Another day, another pregnancy study, right? Well, it can certainly seem that way, with some research even appearing confusing, and contradicting the last. But in this case, the latest study underscores something we've seen reported many times before: It can really be bad for baby if mama doesn't stay fit while pregnant.
The new study, done in collaboration with the University of Texas Medical Branch at Galveston and Harokopio University, is now available in BMC Pregnancy and Childbirth. The findings showed that baby's likelihood to be overweight or even obese by age eight jumps up strikingly when mama gains more than the recommended weight, doesn't exercise, or smokes when she is pregnant.
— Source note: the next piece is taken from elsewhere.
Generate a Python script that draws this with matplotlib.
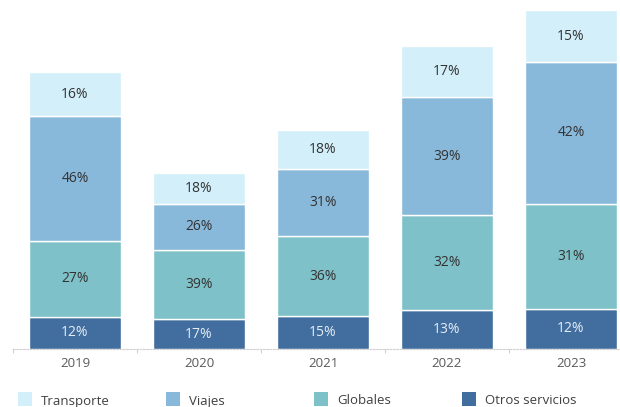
import numpy as np
import matplotlib
matplotlib.use('Agg')
import matplotlib.pyplot as plt
from matplotlib.patches import Rectangle

plt.rcParams['font.family'] = ['Open Sans', 'DejaVu Sans']

years = ['2019', '2020', '2021', '2022', '2023']
series = ['Otros servicios', 'Globales', 'Viajes', 'Transporte']

# segment sizes (arbitrary units), bottom to top
otros = [32, 30, 33, 39, 40]
globales = [76, 69, 80, 95, 105]
viajes = [125, 46, 67, 118, 142]
transporte = [44, 31, 39, 51, 52]

# shares printed on the segments
pct_otros = [12, 17, 15, 13, 12]
pct_globales = [27, 39, 36, 32, 31]
pct_viajes = [46, 26, 31, 39, 42]
pct_transporte = [16, 18, 18, 17, 15]

colors = {
    'Transporte': '#d3eff9',
    'Viajes': '#88b8da',
    'Globales': '#7fc1c8',
    'Otros servicios': '#416e9e',
}

W, H = 620, 407
fig = plt.figure(figsize=(W / 100, H / 100), dpi=100)
ax = fig.add_axes([13 / W, (H - 349) / H, (W - 13) / W, 349 / H])

x = np.arange(len(years))
stack = [
    ('Otros servicios', otros, pct_otros, '#e6edf5'),
    ('Globales', globales, pct_globales, '#333333'),
    ('Viajes', viajes, pct_viajes, '#333333'),
    ('Transporte', transporte, pct_transporte, '#333333'),
]

bottom = np.zeros(len(years))
for name, vals, pcts, tcol in stack:
    vals = np.array(vals, dtype=float)
    ax.bar(x, vals, width=0.735, bottom=bottom, color=colors[name],
           edgecolor='white', linewidth=1.0)
    for xi, b, v, p in zip(x, bottom, vals, pcts):
        ax.text(xi, b + v / 2, f'{p}%', ha='center', va='center',
                fontsize=10, color=tcol)
    bottom += vals

ax.set_xticks(x)
ax.set_xticklabels(years)
ax.set_xticks(np.arange(-0.5, len(years) - 0.5, 1.0), minor=True)
# limits after the ticks, otherwise set_xticks widens the view
ax.set_xlim(-0.5, (W - 13) / 124 - 0.5)
ax.set_ylim(0, 349)
ax.tick_params(axis='x', which='major', length=0, pad=6, labelsize=9.5,
               labelcolor='#595959')
ax.tick_params(axis='x', which='minor', length=3, color='#d0d0d0', width=0.8)
ax.set_yticks([])
for s in ['top', 'right', 'left']:
    ax.spines[s].set_visible(False)
ax.spines['bottom'].set_color('#d0d0d0')
ax.spines['bottom'].set_linestyle((0, (1.5, 1.5)))
ax.spines['bottom'].set_linewidth(0.8)

# legend along the bottom edge
legend_order = ['Transporte', 'Viajes', 'Globales', 'Otros servicios']
for i, name in enumerate(legend_order):
    x0 = 18 + 148 * i
    fig.patches.append(Rectangle((x0 / W, (H - 406) / H), 14 / W, 14 / H,
                                 transform=fig.transFigure,
                                 facecolor=colors[name], edgecolor='none'))
    fig.text((x0 + 23) / W, (H - 401) / H, name, ha='left', va='center',
             fontsize=9.5, color='#404040')

fig.savefig('out.png', dpi=100)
The findings are sobering, especially because it can be hard for expecting mamas to stay within their target weight-gain range.
When I was expecting last year, I had planned to work out all the way through. Little did I know I'd get so big and so uncomfortable—not to mention be considered higher risk because of my polyhydramnios, or excess fluid—that this just wasn't an option.
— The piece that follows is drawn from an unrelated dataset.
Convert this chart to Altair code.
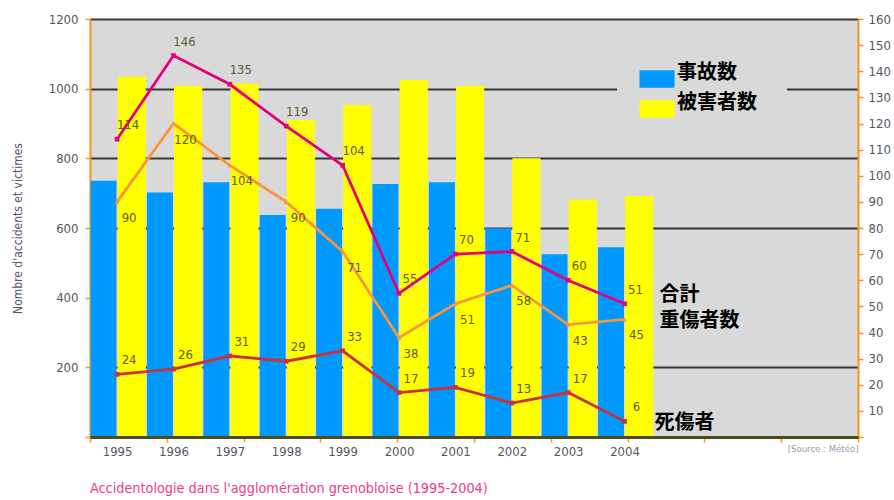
import altair as alt
import pandas as pd

# ---------------- data ----------------
years = [1995, 1996, 1997, 1998, 1999, 2000, 2001, 2002, 2003, 2004]
accidents = [736, 702, 731, 637, 655, 726, 731, 599, 525, 545]        # 事故数
victims = [1034, 1008, 1015, 910, 953, 1025, 1008, 800, 682, 692]     # 被害者数
total_casualties = [114, 146, 135, 119, 104, 55, 70, 71, 60, 51]      # 合計
serious_injuries = [90, 120, 104, 90, 71, 38, 51, 58, 43, 45]         # 重傷者数
deaths = [24, 26, 31, 29, 33, 17, 19, 13, 17, 6]                      # 死傷者

bar_series = ["事故数", "被害者数"]
line_series = ["合計", "重傷者数", "死傷者"]
left_ticks = [0, 200, 400, 600, 800, 1000, 1200]
right_ticks = [0, 10, 20, 30, 40, 50, 60, 70, 80, 90, 100, 110, 120, 130, 140, 150, 160]
bottom_tick_steps = [0, 1, 2, 3, 4, 5, 6, 7, 8, 9, 10]

# ---------------- styles ----------------
bar_colors = ["#0099ff", "#ffff00"]
line_colors = ["#e5007e", "#f7963c", "#c8323c"]
line_shapes = ["square", "triangle-up", "square"]
label_offsets = [(11, -14), (12, 16), (12, -14)]
name_offsets = [(35, -9), (35, 2), (30, 2)]
ORANGE = "#f7941d"
FONT = "DejaVu Sans Condensed, DejaVu Sans, sans-serif"
CJK = "Noto Sans CJK JP"
TXT = "#55555f"

bars_df = pd.DataFrame({
    "year": years * 2,
    "series": [bar_series[0]] * len(years) + [bar_series[1]] * len(years),
    "value": accidents + victims,
})
line_values = [total_casualties, serious_injuries, deaths]

xscale = alt.Scale(domain=[1994.52, 2008.14], nice=False, zero=False)

bars = alt.Chart(bars_df).transform_calculate(
    x0="datum.series == '事故数' ? datum.year - 0.47 : datum.year + 0.01",
    x1="datum.series == '事故数' ? datum.year - 0.01 : datum.year + 0.51",
).mark_bar().encode(
    x=alt.X("x0:Q", scale=xscale, axis=alt.Axis(
        orient="bottom", values=years, format="d", ticks=False, grid=False,
        domainColor="#4b4b20", domainWidth=3, labelColor=TXT, labelFont=FONT,
        labelFontSize=13, labelPadding=8, title=None, zindex=1)),
    x2="x1:Q",
    y=alt.Y("value:Q", scale=alt.Scale(domain=[0, 1200], nice=False), axis=alt.Axis(
        orient="left", values=left_ticks, format="d",
        labelExpr="datum.value == 0 ? '' : datum.label",
        grid=True, gridColor="#383838", gridWidth=2,
        gridOpacity={"condition": {"test": "datum.value == 400 || datum.value == 0", "value": 0}, "value": 1},
        domainColor=ORANGE, domainWidth=2, tickColor=ORANGE, tickSize=5, tickWidth=1.5,
        labelColor=TXT, labelFont=FONT, labelFontSize=13, labelPadding=7,
        title="Nombre d'accidents et victimes", titleFont=FONT, titleFontSize=12,
        titleFontWeight="normal", titleColor=TXT, titlePadding=24)),
    y2=alt.datum(0),
    color=alt.Color("series:N", scale=alt.Scale(domain=bar_series, range=bar_colors),
                    legend=alt.Legend(
                        orient="none", legendX=527, legendY=20, title=None,
                        fillColor="#d9d9d9", padding=30,
                        symbolType="M-2,-1H2V1H-2Z", symbolSize=306,
                        symbolStrokeWidth=0, labelFont=CJK, labelFontSize=20,
                        labelFontWeight="bold", labelColor="black", labelOffset=10,
                        labelBaseline="alphabetic", rowPadding=5)),
)

layers = [bars]
for i, name in enumerate(line_series):
    df = pd.DataFrame({"year": years, "value": line_values[i], "series": [name] * len(years)})
    yaxis = None
    if i == 0:
        yaxis = alt.Axis(orient="right", values=right_ticks, format="d",
                         labelExpr="datum.value == 0 ? '' : datum.label",
                         grid=False, domainColor=ORANGE, domainWidth=2,
                         tickColor=ORANGE, tickSize=5, tickWidth=1.5,
                         labelColor=TXT, labelFont=FONT, labelFontSize=13,
                         labelPadding=5, title=None)
    enc = dict(
        x=alt.X("year:Q", scale=xscale, axis=None),
        y=alt.Y("value:Q", scale=alt.Scale(domain=[0, 160], nice=False), axis=yaxis),
    )
    enc_noaxis = dict(
        x=alt.X("year:Q", scale=xscale, axis=None),
        y=alt.Y("value:Q", scale=alt.Scale(domain=[0, 160], nice=False), axis=None),
    )
    base = alt.Chart(df)
    layers.append(base.mark_line(color=line_colors[i], strokeWidth=2.8).encode(**enc))
    layers.append(base.mark_point(color=line_colors[i], filled=True, opacity=1,
                                  shape=line_shapes[i], size=22).encode(**enc_noaxis))
    dx, dy = label_offsets[i]
    layers.append(base.mark_text(dx=dx, dy=dy, align="center", baseline="middle",
                                 font=FONT, fontSize=13, color="#5b5a33").encode(
        text=alt.Text("value:Q", format="d"), **enc_noaxis))
    ndx, ndy = name_offsets[i]
    layers.append(base.transform_filter(f"datum.year == {years[-1]}").mark_text(
        dx=ndx, dy=ndy, align="left", baseline="middle", font=CJK, fontSize=20,
        fontWeight="bold", color="black").encode(text="series:N", **enc_noaxis))

ticks_layer = alt.Chart(pd.DataFrame({"t": bottom_tick_steps})).mark_point(opacity=0).encode(
    x=alt.X("t:Q", scale=alt.Scale(domain=[0, 10], nice=False), axis=alt.Axis(
        orient="bottom", values=bottom_tick_steps, labels=False, domain=False,
        ticks=True, tickColor=ORANGE, tickSize=5, tickWidth=1.5, grid=False,
        title="[Source : Météo]", titleAnchor="end", titleFont=FONT, titleFontSize=9.5,
        titleFontWeight="normal", titleColor="#9a9ab0", titlePadding=1)),
)
layers.append(ticks_layer)

chart = alt.layer(*layers).resolve_scale(
    x="independent", y="independent"
).properties(
    width=768, height=418,
    padding={"left": 90, "top": 19, "right": 36, "bottom": 63},
    autosize=alt.AutoSizeParams(type="none"),
    title=alt.TitleParams(
        text="Accidentologie dans l'agglomération grenobloise (1995-2004)",
        orient="bottom", anchor="start", font=FONT, fontSize=14.3,
        fontWeight="normal", color="#ee3a8c", offset=24, frame="group"),
).configure_view(fill="#d9d9d9", stroke=None)

chart.save("out.html", embed_options={"renderer": "svg", "actions": False})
Beyond that, I frequently caved to cravings, and my appetite was ravenous. I can remember many Sunday brunches with my husband at our regular spot, where I ordered the breakfast combo and ate every last morsel on the multiple plates containing scrambled eggs, veggie sausage, potatoes, biscuit with butter—and pancakes with syrup! In all, I gained about 50 pounds, which did fall within the ACOG's recs for twin pregnancy, but exceeded my own doc's target of 40.
Hunger and cravings can just be a reality of pregnancy. And it can also just be hard to focus on eating right and exercising when you may be feeling utterly lousy—or even emotionally overwhelmed.
But more and more, studies seems to show that staying fit while pregnant really is the smart—and important—thing to do.